* Start *

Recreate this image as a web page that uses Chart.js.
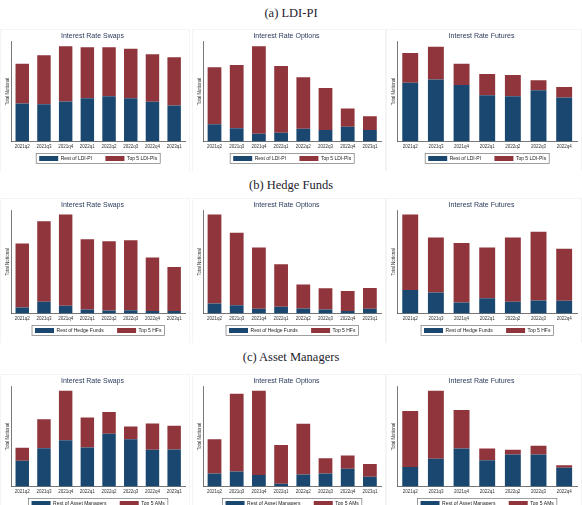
<!DOCTYPE html>
<html>
<head>
<meta charset="utf-8">
<script src="https://cdn.jsdelivr.net/npm/chart.js@4.4.1/dist/chart.umd.min.js"></script>
<style>
body { margin: 0; width: 582px; height: 505px; overflow: hidden; background: #fff; position: relative; }
.sec { position: absolute; left: 0; width: 582px; text-align: center; font-family: "Liberation Serif", "DejaVu Serif", serif; font-size: 12.5px; line-height: 15px; color: #1c1c2c; }
canvas { position: absolute; }
</style>
</head>
<body>
<div class="sec" style="top:6px">(a) LDI-PI</div>
<div class="sec" style="top:178px">(b) Hedge Funds</div>
<div class="sec" style="top:350px">(c) Asset Managers</div>

<canvas id="ldiSwaps" width="190" height="142" style="left:0;top:29px"></canvas>
<canvas id="ldiOptions" width="194" height="142" style="left:192px;top:29px"></canvas>
<canvas id="ldiFutures" width="196" height="142" style="left:386px;top:29px"></canvas>

<canvas id="hfSwaps" width="190" height="145" style="left:0;top:198px"></canvas>
<canvas id="hfOptions" width="194" height="145" style="left:192px;top:198px"></canvas>
<canvas id="hfFutures" width="196" height="145" style="left:386px;top:198px"></canvas>

<canvas id="amSwaps" width="190" height="142" style="left:0;top:374px"></canvas>
<canvas id="amOptions" width="194" height="142" style="left:192px;top:374px"></canvas>
<canvas id="amFutures" width="196" height="142" style="left:386px;top:374px"></canvas>

<script>
// 季度标签
const quarters8 = ['2021q2', '2021q3', '2021q4', '2022q1', '2022q2', '2022q3', '2022q4', '2023q1'];
const quarters7 = ['2021q2', '2021q3', '2021q4', '2022q1', '2022q2', '2022q3', '2022q4'];

// (a) LDI-PI
const ldiSwapsRest = [116, 114, 122, 132, 138, 132, 121, 110];
const ldiSwapsTop5 = [121, 149, 168, 155, 149, 151, 145, 147];
const ldiOptionsRest = [53, 41, 24, 27, 39, 35, 45, 35];
const ldiOptionsTop5 = [173, 192, 266, 203, 157, 128, 56, 42];
const ldiFuturesRest = [179, 189, 172, 141, 138, 156, 134];
const ldiFuturesTop5 = [91, 100, 65, 65, 65, 31, 32];

// (b) Hedge Funds
const hfSwapsRest = [18, 35, 23, 12, 9, 10, 8, 8];
const hfSwapsTop5 = [189, 238, 270, 208, 205, 207, 158, 130];
const hfOptionsRest = [30, 25, 14, 20, 15, 12, 8, 14];
const hfOptionsTop5 = [263, 214, 181, 126, 71, 63, 59, 62];
const hfFuturesRest = [70, 62, 33, 45, 35, 39, 38];
const hfFuturesTop5 = [223, 163, 176, 150, 190, 203, 154];

// (c) Asset Managers
const amSwapsRest = [79, 117, 141, 119, 161, 144, 112, 113];
const amSwapsTop5 = [39, 88, 151, 91, 66, 39, 80, 72];
const amOptionsRest = [40, 46, 35, 9, 37, 40, 54, 30];
const amOptionsTop5 = [104, 237, 257, 118, 154, 46, 41, 39];
const amFuturesRest = [60, 85, 116, 80, 98, 98, 57];
const amFuturesTop5 = [170, 207, 117, 36, 14, 26, 8];

const yMax = 305;
const navy = '#1a476f';
const maroon = '#90353b';

// 图例外框
const legendBox = {
    id: 'legendBox',
    afterDraw(chart) {
        const boxes = chart.legend && chart.legend.legendHitBoxes;
        if (!boxes || !boxes.length) return;
        let l = Infinity, t = Infinity, r = -Infinity, b = -Infinity;
        boxes.forEach(h => {
            l = Math.min(l, h.left);
            t = Math.min(t, h.top);
            r = Math.max(r, h.left + h.width);
            b = Math.max(b, h.top + h.height);
        });
        const ctx = chart.ctx;
        ctx.save();
        ctx.strokeStyle = '#777';
        ctx.lineWidth = 0.7;
        ctx.strokeRect(l - 3, t - 2.5, r - l + 6, b - t + 5);
        ctx.restore();
    }
};

// 子图外的浅色边框
const frame = {
    id: 'frame',
    afterDraw(chart) {
        const ctx = chart.ctx;
        ctx.save();
        ctx.strokeStyle = '#f4f4f4';
        ctx.lineWidth = 1;
        ctx.strokeRect(0.5, 0.5, chart.width - 1, chart.height + 10);
        ctx.restore();
    }
};

function makeChart(id, title, labels, rest, top5, restLabel, topLabel) {
    const ctx = document.getElementById(id).getContext('2d');
    return new Chart(ctx, {
        type: 'bar',
        data: {
            labels: labels,
            datasets: [{
                label: restLabel + '      ',
                data: rest,
                backgroundColor: navy,
                borderWidth: 0
            }, {
                label: topLabel,
                data: top5,
                backgroundColor: maroon,
                borderWidth: 0
            }]
        },
        options: {
            responsive: false,
            animation: false,
            devicePixelRatio: 1,
            layout: { padding: { left: 0, right: 5, top: 0, bottom: 0 } },
            datasets: { bar: { categoryPercentage: 1, barPercentage: 0.62 } },
            plugins: {
                title: {
                    display: true,
                    text: title,
                    color: '#2c3a5c',
                    font: { family: 'Liberation Sans, Arial, sans-serif', size: 7, weight: 'normal' },
                    padding: { top: 3, bottom: 1 }
                },
                legend: {
                    position: 'bottom',
                    fullSize: false,
                    labels: {
                        color: '#222',
                        font: { family: 'Liberation Sans, Arial, sans-serif', size: 5 },
                        boxWidth: 19,
                        boxHeight: 5,
                        padding: 5
                    }
                },
                tooltip: { enabled: false }
            },
            scales: {
                x: {
                    stacked: true,
                    grid: { display: false, drawTicks: false },
                    border: { display: true, color: '#555', width: 0.8 },
                    ticks: {
                        color: '#333',
                        font: { family: 'Liberation Sans, Arial, sans-serif', size: 4.5 },
                        maxRotation: 0,
                        autoSkip: false,
                        padding: 2
                    }
                },
                y: {
                    stacked: true,
                    min: 0,
                    max: yMax,
                    grid: { display: false, drawTicks: false },
                    border: { display: true, color: '#555', width: 0.8 },
                    ticks: { display: false },
                    title: {
                        display: true,
                        text: 'Total Notional',
                        color: '#333',
                        font: { family: 'Liberation Sans, Arial, sans-serif', size: 4.5 },
                        padding: { top: 5, bottom: 1 }
                    }
                }
            }
        },
        plugins: [legendBox, frame]
    });
}

makeChart('ldiSwaps', 'Interest Rate Swaps', quarters8, ldiSwapsRest, ldiSwapsTop5, 'Rest of LDI-PI', 'Top 5 LDI-PIs');
makeChart('ldiOptions', 'Interest Rate Options', quarters8, ldiOptionsRest, ldiOptionsTop5, 'Rest of LDI-PI', 'Top 5 LDI-PIs');
makeChart('ldiFutures', 'Interest Rate Futures', quarters7, ldiFuturesRest, ldiFuturesTop5, 'Rest of LDI-PI', 'Top 5 LDI-PIs');

makeChart('hfSwaps', 'Interest Rate Swaps', quarters8, hfSwapsRest, hfSwapsTop5, 'Rest of Hedge Funds', 'Top 5 HFs');
makeChart('hfOptions', 'Interest Rate Options', quarters8, hfOptionsRest, hfOptionsTop5, 'Rest of Hedge Funds', 'Top 5 HFs');
makeChart('hfFutures', 'Interest Rate Futures', quarters7, hfFuturesRest, hfFuturesTop5, 'Rest of Hedge Funds', 'Top 5 HFs');

makeChart('amSwaps', 'Interest Rate Swaps', quarters8, amSwapsRest, amSwapsTop5, 'Rest of Asset Managers', 'Top 5 AMs');
makeChart('amOptions', 'Interest Rate Options', quarters8, amOptionsRest, amOptionsTop5, 'Rest of Asset Managers', 'Top 5 AMs');
makeChart('amFutures', 'Interest Rate Futures', quarters7, amFuturesRest, amFuturesTop5, 'Rest of Asset Managers', 'Top 5 AMs');
</script>
</body>
</html>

* End *

■ **Exercise**
Pictures stay out. Print the data exactly, from its first line through the line containing "const ldiFuturesTop5 = [91, 100, 65, 65, 65, 31, 32];".

■ **Output below**
Recreate this image as a web page that uses Chart.js.
<!DOCTYPE html>
<html>
<head>
<meta charset="utf-8">
<script src="https://cdn.jsdelivr.net/npm/chart.js@4.4.1/dist/chart.umd.min.js"></script>
<style>
body { margin: 0; width: 582px; height: 505px; overflow: hidden; background: #fff; position: relative; }
.sec { position: absolute; left: 0; width: 582px; text-align: center; font-family: "Liberation Serif", "DejaVu Serif", serif; font-size: 12.5px; line-height: 15px; color: #1c1c2c; }
canvas { position: absolute; }
</style>
</head>
<body>
<div class="sec" style="top:6px">(a) LDI-PI</div>
<div class="sec" style="top:178px">(b) Hedge Funds</div>
<div class="sec" style="top:350px">(c) Asset Managers</div>

<canvas id="ldiSwaps" width="190" height="142" style="left:0;top:29px"></canvas>
<canvas id="ldiOptions" width="194" height="142" style="left:192px;top:29px"></canvas>
<canvas id="ldiFutures" width="196" height="142" style="left:386px;top:29px"></canvas>

<canvas id="hfSwaps" width="190" height="145" style="left:0;top:198px"></canvas>
<canvas id="hfOptions" width="194" height="145" style="left:192px;top:198px"></canvas>
<canvas id="hfFutures" width="196" height="145" style="left:386px;top:198px"></canvas>

<canvas id="amSwaps" width="190" height="142" style="left:0;top:374px"></canvas>
<canvas id="amOptions" width="194" height="142" style="left:192px;top:374px"></canvas>
<canvas id="amFutures" width="196" height="142" style="left:386px;top:374px"></canvas>

<script>
// 季度标签
const quarters8 = ['2021q2', '2021q3', '2021q4', '2022q1', '2022q2', '2022q3', '2022q4', '2023q1'];
const quarters7 = ['2021q2', '2021q3', '2021q4', '2022q1', '2022q2', '2022q3', '2022q4'];

// (a) LDI-PI
const ldiSwapsRest = [116, 114, 122, 132, 138, 132, 121, 110];
const ldiSwapsTop5 = [121, 149, 168, 155, 149, 151, 145, 147];
const ldiOptionsRest = [53, 41, 24, 27, 39, 35, 45, 35];
const ldiOptionsTop5 = [173, 192, 266, 203, 157, 128, 56, 42];
const ldiFuturesRest = [179, 189, 172, 141, 138, 156, 134];
const ldiFuturesTop5 = [91, 100, 65, 65, 65, 31, 32];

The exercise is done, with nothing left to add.